We are seeing an issue where our vault master pod is unable to come up.
We debugged the pod logs and found this error:
Error:
core.raft: failed to activate TLS key: error="failed to read raft TLS keyring: context canceled

Ideally the master should be able to join the raft group, or a new leader election process should be triggered.

Please help with following queries:

  1. How can we avoid this issue in future.
  2. Please suggest some metric over which we can put an alert to notify that the master pod is unable to join the cluster.

Setup information:

We are using vault free version in HA mode with 3 nodes: 1 master and 2 standby.

Vault version:-
1.12.0

Resource Limits:-
resources:
requests:
memory: 12Gi
cpu: 4000m
limits:
memory: 15Gi
cpu: 8000m

HA config:-
ha:
enabled: true
replicas: 3
raft:
enabled: true
setNodeId: true

      config: |
        ui = true
        disable_cache = true
        listener "tcp" {
          tls_disable = 1
          address = "[::]:8200"
          cluster_address = "[::]:8201"
          telemetry {
          unauthenticated_metrics_access = "true"
          }
        }

        storage "raft" {
          path = "/vault/data"
          retry_join {
            leader_api_addr = "http://vault-prod-0.vault-prod-internal:8200"
          }
          retry_join {
            leader_api_addr = "http://vault-prod-1.vault-prod-internal:8200"
          }

There’s a great deal to unpack in this message - let’s take it step by step…

If the pod isn’t up, then it’s not the master. Vault HA functions by having a number of identical deployments, and which one becomes active is determined by election at runtime. There’s no static assignment that one pod is more preferred than another.
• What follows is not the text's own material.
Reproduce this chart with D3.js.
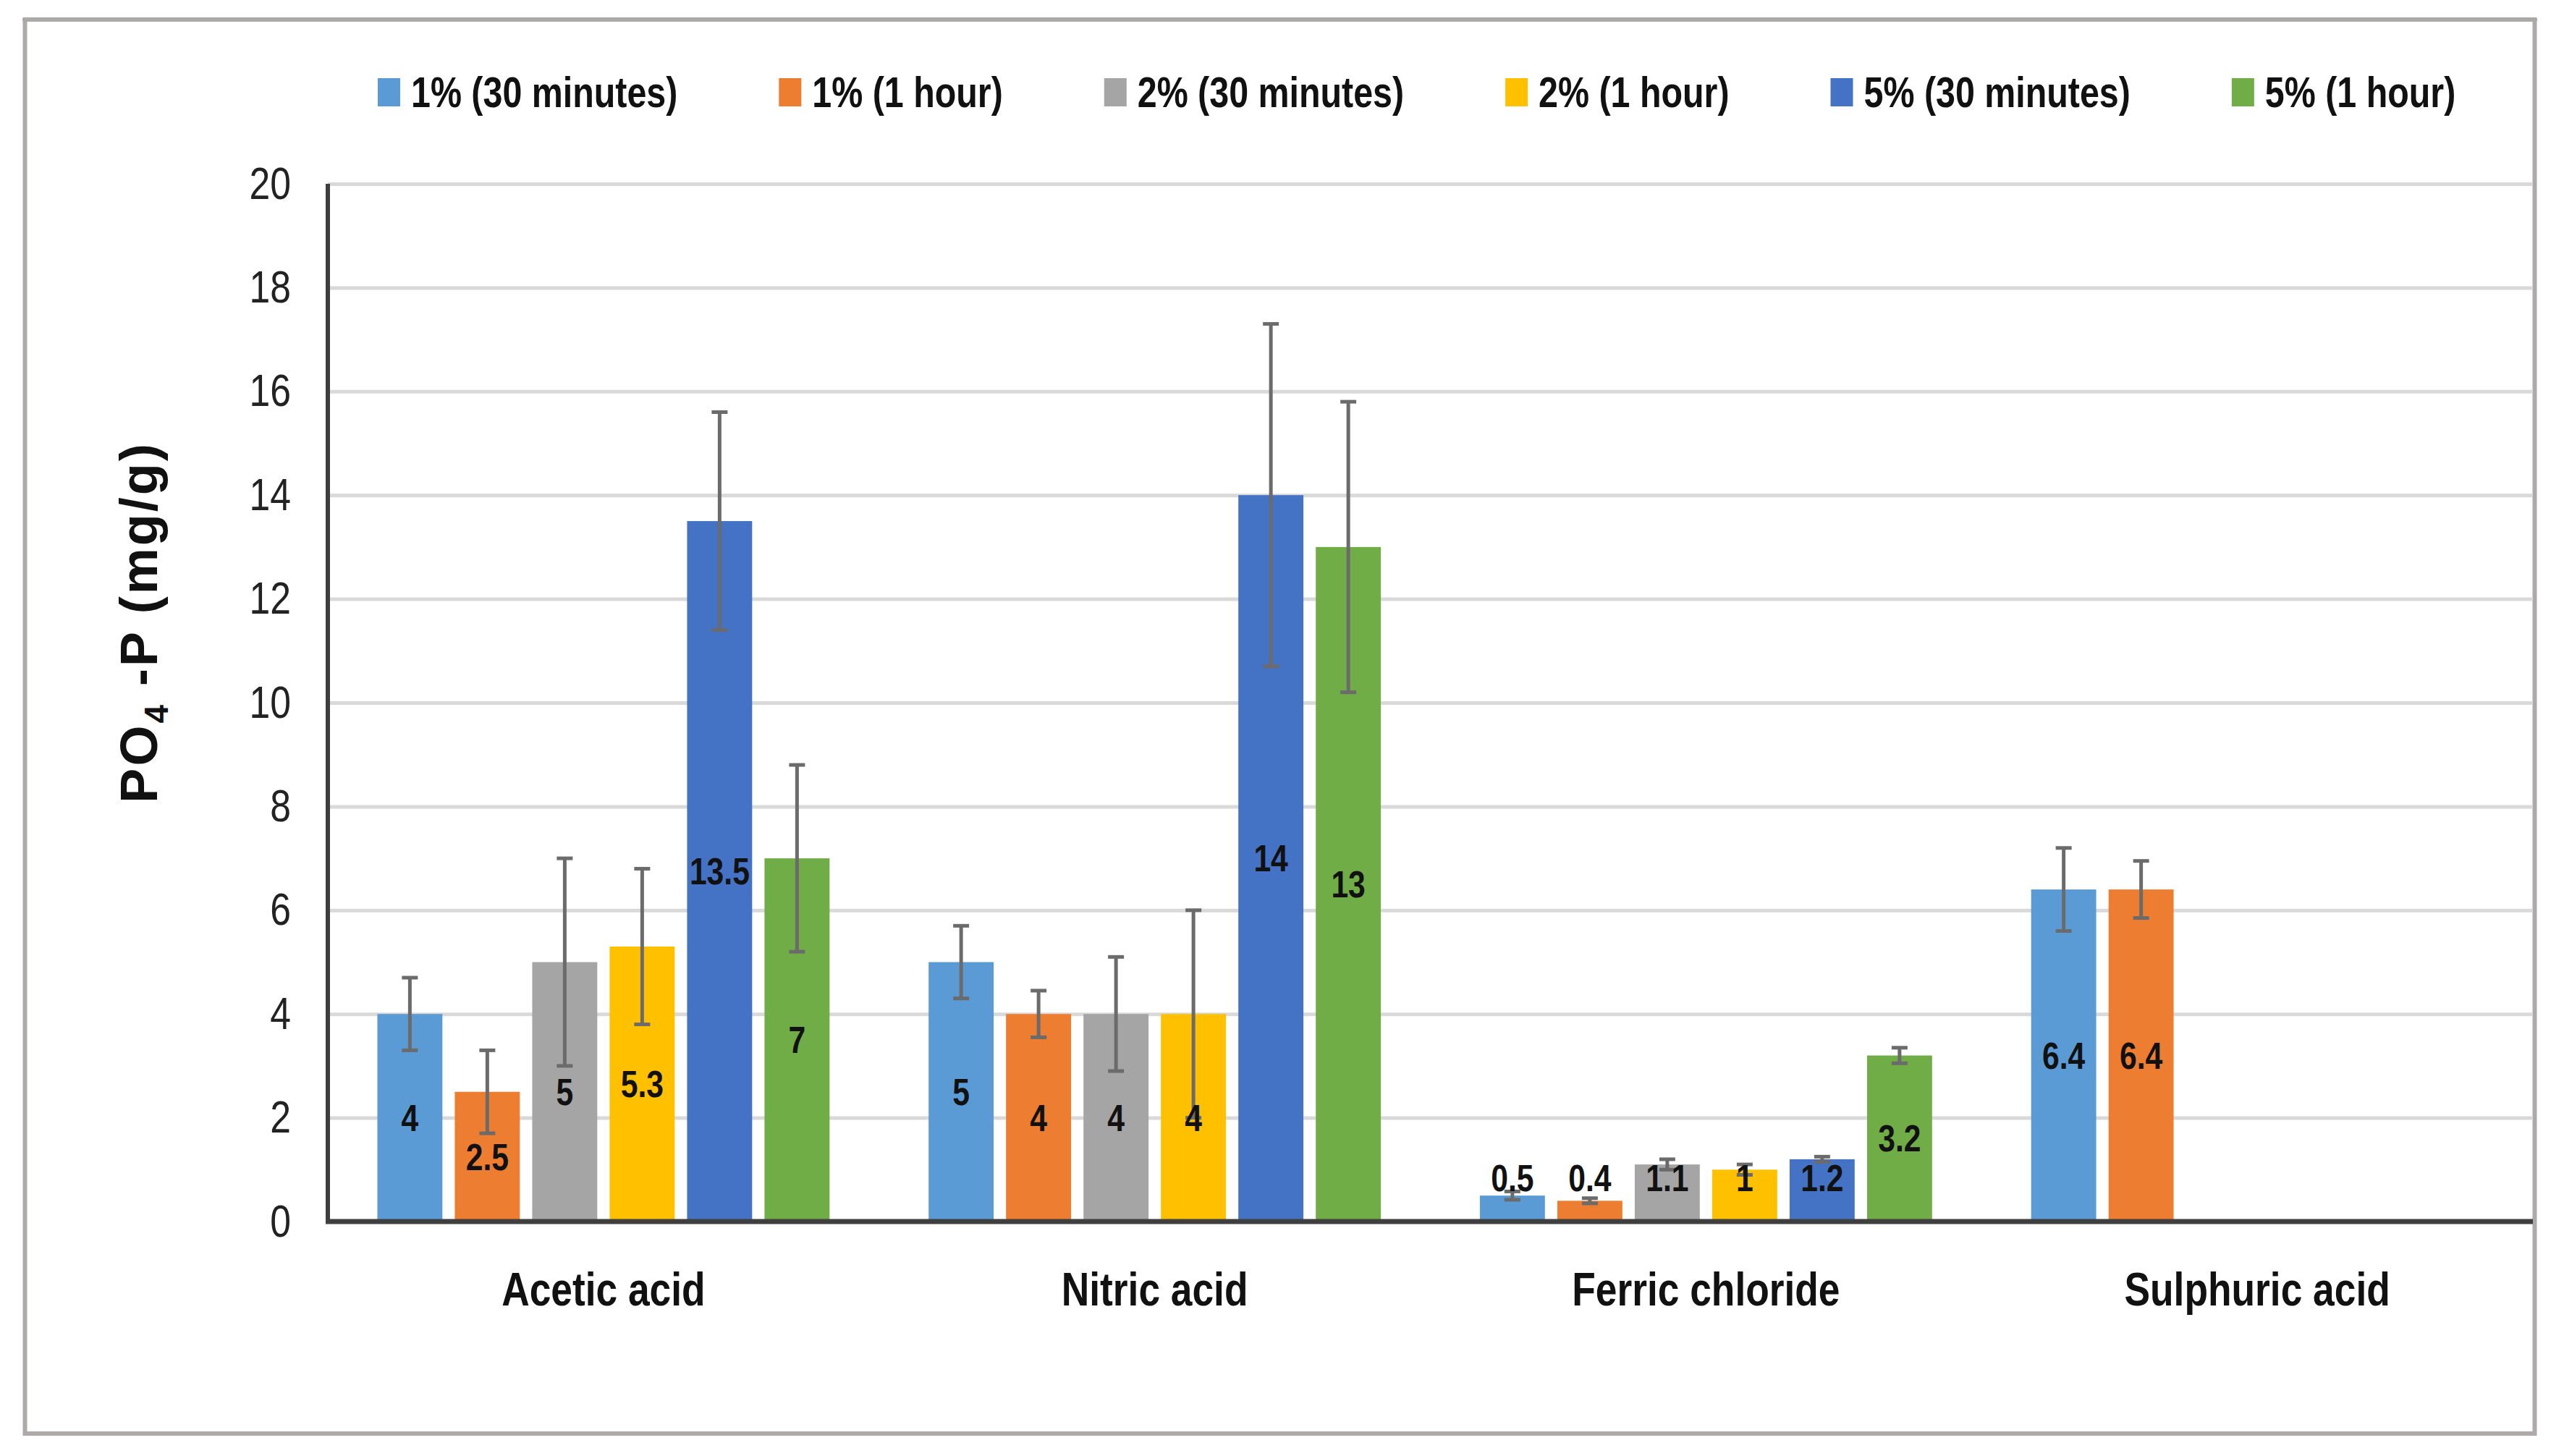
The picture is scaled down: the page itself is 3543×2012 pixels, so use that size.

This error is just a timeout - it is a symptom of a problem, yes, but it doesn’t really give any information about why this operation took so long Vault gave up. There is not enough information from just this one error line to speculate about the actual source of the problem.

As above, we don’t know what the issue is based on the information shared so far.

As above, if it can’t join the cluster, it can’t get elected so it’s by definition not the master.

I have no reason (yet) to suspect it is directly related, but as general guidance, I would generally try to upgrade to bug fix releases where possible - and there have been 5 1.12.x releases since this version.

When pasting configuration, please ensure proper indentation is maintained. This goes double when pasting languages like YAML, where indentation is semantically significant!

Where to go from here?

It is hard to say, as all you’ve really shared so far is that an internal operation that sounds like it would only have been reading local storage, has somehow timed out. You would need to share a lot more information about your cluster, logs, and possibly other status information.

Also, you seem to be implying that only one pod is down, out of 3… in which case, I guess overall your Vault is up, though without redundancy?